In April 2008, Garrido registered a corporation called Gods Desire at his home address, according the California Secretary of State. During recent visits to the showroom, Garrido would talk about quitting the printing business to preach full time and gave the impression he was setting up a church, Allen said.

Garrido gave a rambling, sometimes incoherent phone interview to KCRA-TV from the El Dorado County jail Thursday in which he said he had not admitted to a kidnapping and that he had turned his life around and became religious since the birth of his first daughter 15 years ago.

Garrido was convicted of kidnapping a 25-year-old woman whom he snatched from a South Lake Tahoe parking lot, handcuffed, tied down and held in a mini-warehouse in Reno, according to a November 1976 story in the Reno Gazette-Journal. A detective at the time said he found the woman with Garrido in a warehouse that had rugs on the floor and walls, pornographic magazines, a movie projector, a spotlight, wine and hot water.
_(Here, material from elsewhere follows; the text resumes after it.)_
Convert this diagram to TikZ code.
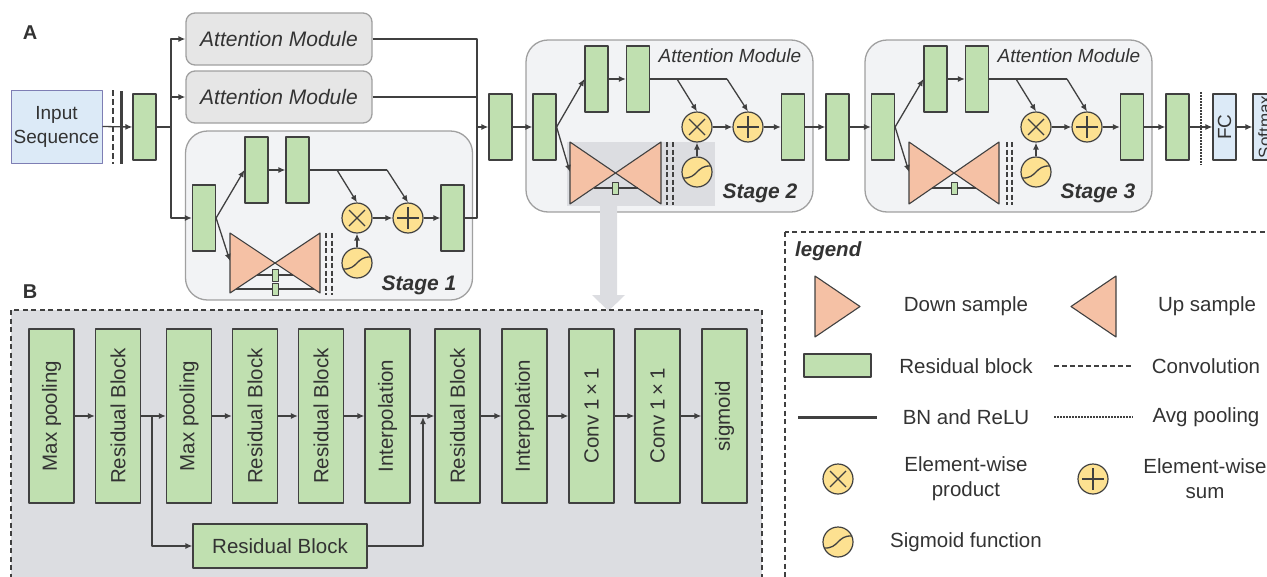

Her stepfather said he saw someone reach out and grab her before the car sped away.
"As soon as I saw the door fly open, the driver's door, I jumped on my mountain bike and I tried to get to the top of the hill but I had no energy," Probyn recalled. "I rode back down and yelled at my neighbor, 911!"

Probyn said his wife, from whom he is separated, was devastated by the kidnapping. He said for 10 years after the crime, she would take a week off work at Christmas and on the anniversary of the abduction and spend the time crying at home. Probyn eventually lost hope that he would ever see his stepdaughter alive. In the interview he gave before details about her captivity emerged, he said he was struggling to understand why Dugard didn't come forward earlier. "I don't know if she was brainwashed, I don't know if she was walking around on the street, I don't know if she was locked up under key for 18 years, I have no idea."